An ensemble speaker and speaking environment modeling approach to robust speech recognition
MetadataShow full item record
In this study, an ensemble speaker and speaking environment modeling (ESSEM) approach is proposed to characterize environments in order to enhance performance robustness of automatic speech recognition (ASR) systems under adverse conditions. The ESSEM process comprises two stages, the offline and online phases. In the offline phase, we prepare an ensemble speaker and speaking environment space formed by a collection of super-vectors. Each super-vector consists of the entire set of means from all the Gaussian mixture components of a set of hidden Markov Models that characterizes a particular environment. In the online phase, with the ensemble environment space prepared in the offline phase, we estimate the super-vector for a new testing environment based on a stochastic matching criterion. A series of techniques is proposed to further improve the original ESSEM approach on both offline and online phases. For the offline phase, we focus on methods to enhance the construction and coverage of the environment space. We first demonstrate environment clustering and environment partitioning algorithms to well structure the environment space; then, we propose a discriminative training algorithm to enhance discrimination across environment super-vectors and therefore broaden the coverage of the ensemble environment space.

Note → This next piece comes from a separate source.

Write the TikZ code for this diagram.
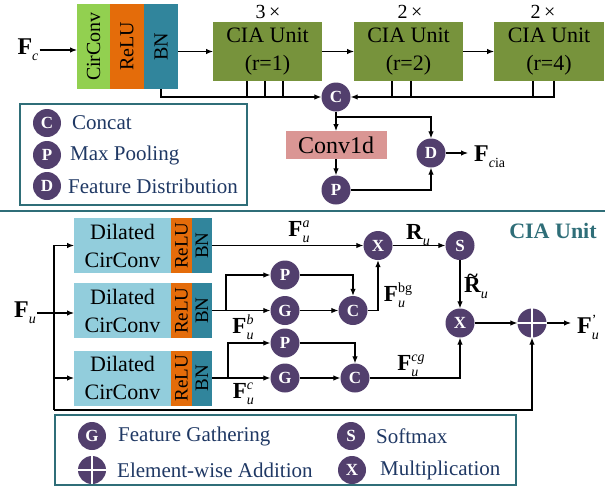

For the online phase, we study methods to increase the efficiency and precision in estimating the target super-vector for the testing condition. To enhance the efficiency, we incorporate dimensionality reduction techniques to reduce the complexity of the original environment space. To improve the precision, we first study different forms of mapping function and propose a weighted N-best information technique; then, we propose cohort selection, environment space adaptation and multiple cluster matching algorithms to facilitate the environment characterization. We evaluate the proposed ESSEM framework on the Aurora-2 connected digit recognition task. Experimental results verify that the original ESSEM approach already provides clear improvement over a baseline system without environment compensation. Moreover, the performance of ESSEM can be further enhanced by using the proposed offline and online algorithms. A significant improvement of 16.08% word error rate reduction is achieved by ESSEM with optimal offline and online configuration over our best baseline system on the Aurora-2 task.